FIGURE 1.10 Methodology of reactor engineering.

understand the upper and lower bounds on performance and to identify important factors which control the performance. Studies using idealized models are also helpful in determining the desired performance targets for transport processes such as mixing, mass and heat transfer. Engineering creativity, experience and accumulated empirical information is generally used to evolve preliminary reactor configurations. Reactor simulation models are then developed to evaluate these different reactor configurations. Using a conventional methodology, a reactor engineer has to rely on experimental and semi-empirical tools to obtain a knowledge of fluid dynamics, which is essential when addressing many crucial design issues. Several reviews and books have been published which analyze published empirical correlations to estimate parameters necessary for the design and simulation of reactors (for example, see Shah, 1991: stirred reactors; Deckwer, 1991: bubble column reactors; Kunii and Levenspiel, 1991: fluidized bed reactors and so on). Wherever such available information is not adequate, experiments on pilot scale reactors are designed and carried out. The usefulness of pilot scale studies depends on how well these pilot reactors mimic the fluid dynamics and mixing in proposed large-scale reactors. For obvious reasons, such conventional design methods using empirical correlations have rather limited reliability. Uncertainty associated with extrapolation may be unacceptably high. Such methods are not able to relate details of reactor hardware with reactor performance. This non-capability narrows down the choice of reactor configurations. New ideas and new reactor configurations are often sidelined in favor of proven and conventional reactor types when there is an excessive reliance on empirical information and experiments.

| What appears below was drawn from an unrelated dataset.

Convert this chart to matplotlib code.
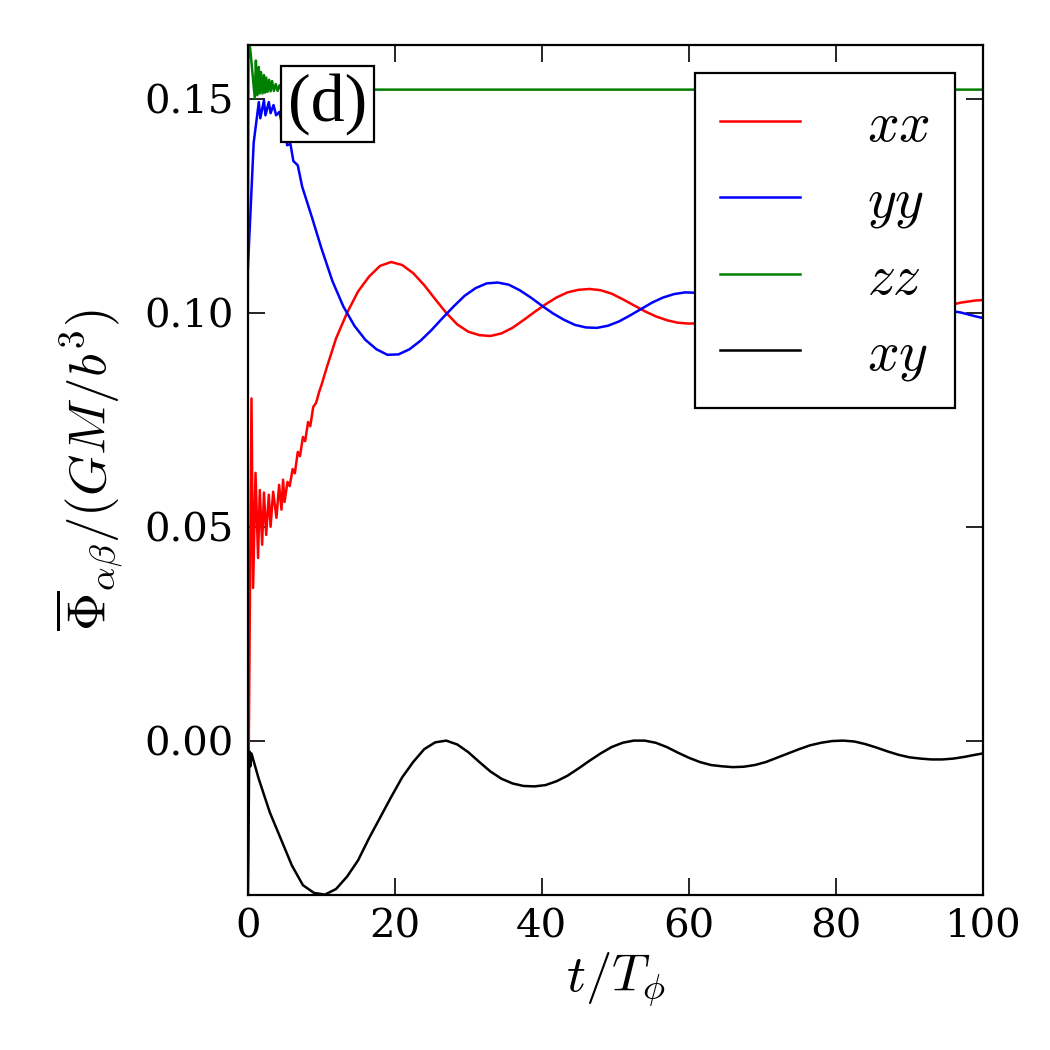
import matplotlib
matplotlib.use('Agg')
import matplotlib.pyplot as plt
import numpy as np

plt.rc('font', family='serif')
plt.rcParams['font.serif'] = ['DejaVu Serif']
plt.rcParams['mathtext.fontset'] = 'cm'

# values (t in units of T_phi)
t_xx = [0.0, 0.5, 0.72, 1.05, 1.4, 1.63, 1.95, 2.2, 2.5, 2.86, 3.1, 3.45, 3.9, 4.26, 4.58,
        4.8, 5.0, 5.4, 5.7, 6.1, 6.4, 6.8, 7.1, 7.5, 7.8, 8.2, 8.5, 8.9, 9.3, 9.7, 10.0,
        10.7, 12, 13.5, 15, 16.5, 18, 19.5, 21, 22.5, 24, 25.5, 27, 28.5, 30, 31.5, 33, 34.5,
        36, 37.5, 39, 40.5, 42, 43.5, 45, 46.5, 48, 49.5, 51, 52.5, 54, 55.5, 57, 58.5, 60,
        61.5, 63, 65, 67, 69, 71, 73, 75, 77, 79, 81, 83, 85, 87, 89, 91, 93, 95, 97, 99, 100]
xx = [-0.031, 0.080, 0.0357, 0.0626, 0.0427, 0.0586, 0.0458, 0.058, 0.0481, 0.0575, 0.050,
      0.0582, 0.0521, 0.0598, 0.054, 0.061, 0.0558, 0.0605, 0.0595, 0.0635, 0.0625, 0.0675,
      0.0665, 0.0710, 0.0700, 0.0745, 0.0735, 0.0780, 0.0790, 0.0815, 0.0830, 0.0870, 0.094,
      0.1000, 0.1050, 0.1085, 0.1110, 0.1119, 0.1112, 0.1093, 0.1065, 0.1032, 0.1000, 0.0973,
      0.0956, 0.0948, 0.0946, 0.0952, 0.0965, 0.0983, 0.1002, 0.1020, 0.1036, 0.1048, 0.1054,
      0.1056, 0.1053, 0.1045, 0.1032, 0.1018, 0.1004, 0.0992, 0.0983, 0.0977, 0.0975, 0.0976,
      0.0980, 0.0988, 0.0998, 0.1008, 0.1017, 0.1023, 0.1026, 0.1025, 0.1019, 0.1010, 0.1001,
      0.0993, 0.0990, 0.0992, 0.0998, 0.1007, 0.1016, 0.1024, 0.1029, 0.1030]

t_yy = [0.0, 0.8, 1.5, 1.7, 2.2, 2.4, 2.86, 3.1, 3.5, 3.85, 4.3, 4.6, 5.0, 5.35, 5.8, 6.2,
        6.8, 7.4, 8.7, 10, 11.5, 13, 14.5, 16, 17.5, 19, 20.5, 22, 23.5, 25, 26.5, 28, 29.5,
        31, 32.5, 34, 35.5, 37, 38.5, 40, 41.5, 43, 44.5, 46, 47.5, 49, 50.5, 52, 53.5, 55,
        56.5, 58, 59.5, 61, 63, 65, 67, 69, 71, 73, 75, 77, 79, 81, 83, 85, 87, 89, 91, 93,
        95, 97, 99, 100]
yy = [0.110, 0.1398, 0.1493, 0.1455, 0.1497, 0.1462, 0.1493, 0.1467, 0.1486, 0.1462, 0.1470,
      0.1445, 0.1440, 0.1392, 0.1395, 0.1355, 0.1345, 0.1295, 0.1225, 0.1152, 0.1075, 0.1015,
      0.0970, 0.0937, 0.0915, 0.0902, 0.0903, 0.0915, 0.0935, 0.0960, 0.0988, 0.1015, 0.1040,
      0.1058, 0.1069, 0.1071, 0.1066, 0.1053, 0.1036, 0.1017, 0.0999, 0.0984, 0.0972, 0.0966,
      0.0965, 0.0970, 0.0980, 0.0994, 0.1009, 0.1024, 0.1036, 0.1044, 0.1048, 0.1047, 0.1040,
      0.1030, 0.1018, 0.1006, 0.0995, 0.0988, 0.0985, 0.0987, 0.0993, 0.1002, 0.1010, 0.1017,
      0.1020, 0.1019, 0.1015, 0.1010, 0.1006, 0.1001, 0.0992, 0.0988]

t_zz = [0.0, 0.1, 0.37, 0.95, 1.1, 1.3, 1.5, 1.6, 1.8, 2.0, 2.2, 2.35, 2.5, 2.7, 2.9, 3.1,
        3.3, 3.55, 3.8, 4.05, 4.3, 4.6, 5.0, 6.0, 8.0, 100]
zz = [0.100, 0.165, 0.161, 0.1502, 0.159, 0.1509, 0.1575, 0.1513, 0.1563, 0.1513, 0.1556,
      0.1515, 0.155, 0.1517, 0.1545, 0.1518, 0.1542, 0.1519, 0.1535, 0.1519, 0.1532, 0.1520,
      0.1527, 0.1524, 0.1522, 0.1522]

t_xy = [0.0, 0.2, 0.35, 0.5, 1.5, 3, 4.5, 6, 7.5, 9, 10.5, 12, 13.5, 15, 16.5, 18, 19.5, 21,
        22.5, 24, 25.5, 27, 28.5, 30, 31.5, 33, 34.5, 36, 37.5, 39, 40.5, 42, 43.5, 45, 46.5,
        48, 49.5, 51, 52.5, 54, 55.5, 57, 58.5, 60, 61.5, 63, 64.5, 66, 67.5, 69, 70.5, 72,
        73.5, 75, 76.5, 78, 79.5, 81, 82.5, 84, 85.5, 87, 88.5, 90, 91.5, 93, 94.5, 96, 97.5,
        99, 100]
xy = [-0.040, -0.0025, -0.006, -0.003, -0.0090, -0.0168, -0.0230, -0.0292, -0.0338, -0.0356,
      -0.0360, -0.0347, -0.0318, -0.0280, -0.0228, -0.0180, -0.0132, -0.0086, -0.0050,
      -0.0020, -0.0004, 0.0, -0.0009, -0.0027, -0.0050, -0.0072, -0.0089, -0.0100, -0.0106,
      -0.0107, -0.0104, -0.0095, -0.0082, -0.0065, -0.0047, -0.0030, -0.0015, -0.0005, 0.0,
      0.0, -0.0005, -0.0015, -0.0028, -0.0040, -0.0050, -0.0057, -0.0060, -0.0062, -0.0061,
      -0.0057, -0.0050, -0.0040, -0.0030, -0.0020, -0.0011, -0.0005, -0.0001, 0.0, -0.0002,
      -0.0008, -0.0016, -0.0025, -0.0033, -0.0039, -0.0042, -0.0044, -0.0044, -0.0042,
      -0.0038, -0.0033, -0.0030]

fig = plt.figure(figsize=(10.5, 10.5), dpi=100)
ax = fig.add_axes([0.236, 0.148, 0.700, 0.809])

ax.plot(t_xx, xx, color='red', lw=1.8, label=r'$xx$')
ax.plot(t_yy, yy, color='blue', lw=1.8, label=r'$yy$')
ax.plot(t_zz, zz, color='green', lw=1.8, label=r'$zz$')
ax.plot(t_xy, xy, color='black', lw=1.8, label=r'$xy$')

ax.set_xlim(0, 100)
ax.set_ylim(-0.036, 0.1626)
ax.set_xticks(np.arange(0, 101, 20))
ax.set_yticks([0.0, 0.05, 0.10, 0.15])
ax.set_yticklabels(['0.00', '0.05', '0.10', '0.15'])
ax.tick_params(direction='in', top=True, right=True, length=12, width=1.2,
               labelsize=29, pad=10)
for s in ax.spines.values():
    s.set_linewidth(1.6)

ax.set_xlabel(r'$t/T_\phi$', fontsize=38)
ax.set_ylabel(r'$\overline{\Phi}_{\alpha\beta}/(GM/b^3)$', fontsize=38, labelpad=14)

leg = ax.legend(loc='upper right', fontsize=40, handlelength=1.45, handletextpad=1.2,
                labelspacing=0.38, borderpad=0.45, borderaxespad=0.5, fancybox=False,
                framealpha=1)
leg.get_frame().set_edgecolor('black')
leg.get_frame().set_linewidth(1.6)

ax.text(0.055, 0.967, '(d)', transform=ax.transAxes, fontsize=49, va='top', ha='left',
        family='Liberation Serif',
        bbox=dict(facecolor='white', edgecolor='black', linewidth=1.6, pad=5))

fig.savefig('out.png', dpi=100)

To achieve and retain a competitive edge, it is becoming more and more important to address the third question 'what is the best way to carry out the desired transformation?' and to design the reactor hardware and operating protocols accordingly. To answer this question, it is necessary for a reactor engineer to establish accurately the relationship between reactor hardware and reactor performance. Computational flow modeling tools can make substantial contributions in establishing such a relationship.

CFM tools can accelerate the reactor engineering tasks shown in Fig. 1.10 with minimum experimentation on pilot scales and with enhanced confidence levels. Use of CFM for reactor engineering is briefly discussed in Section 1.3 and Parts III and IV of this book. Traditional methods of flow modeling, which rely either on experimental investigations or on making drastic simplifications of the flow problem to allow analytical solutions, are proving to be increasingly inadequate for this purpose. These methods have served us well to establish the reactor engineering profession, which has shaped the present chemical industry. However, to make further progress, it is essential to make creative use of the best possible tools available to reactor engineers. This is especially true for multiphase reactors. The ultimate wish of any reactor engineer is to know the complete history of all the fluid elements flowing through the reactor. This was considered hitherto not possible for most practical reactors. Recent advances in understanding the physics of flows, numerical techniques and digital computers can make tremendous contributions to realizing this ultimate wish by enabling simulations of complex flows in industrial equipment. Of course, there are still many unanswered questions and problems which need to be overcome to realize this dream. It is, however, important that reactor engineers are aware of the potential of these recent advances and are equipped to apply computational flow modeling tools creatively in their endeavors to develop innovative and better reactor hardware and operating protocols. The major features of these advances which are relevant to reactor engineering are discussed in the next section.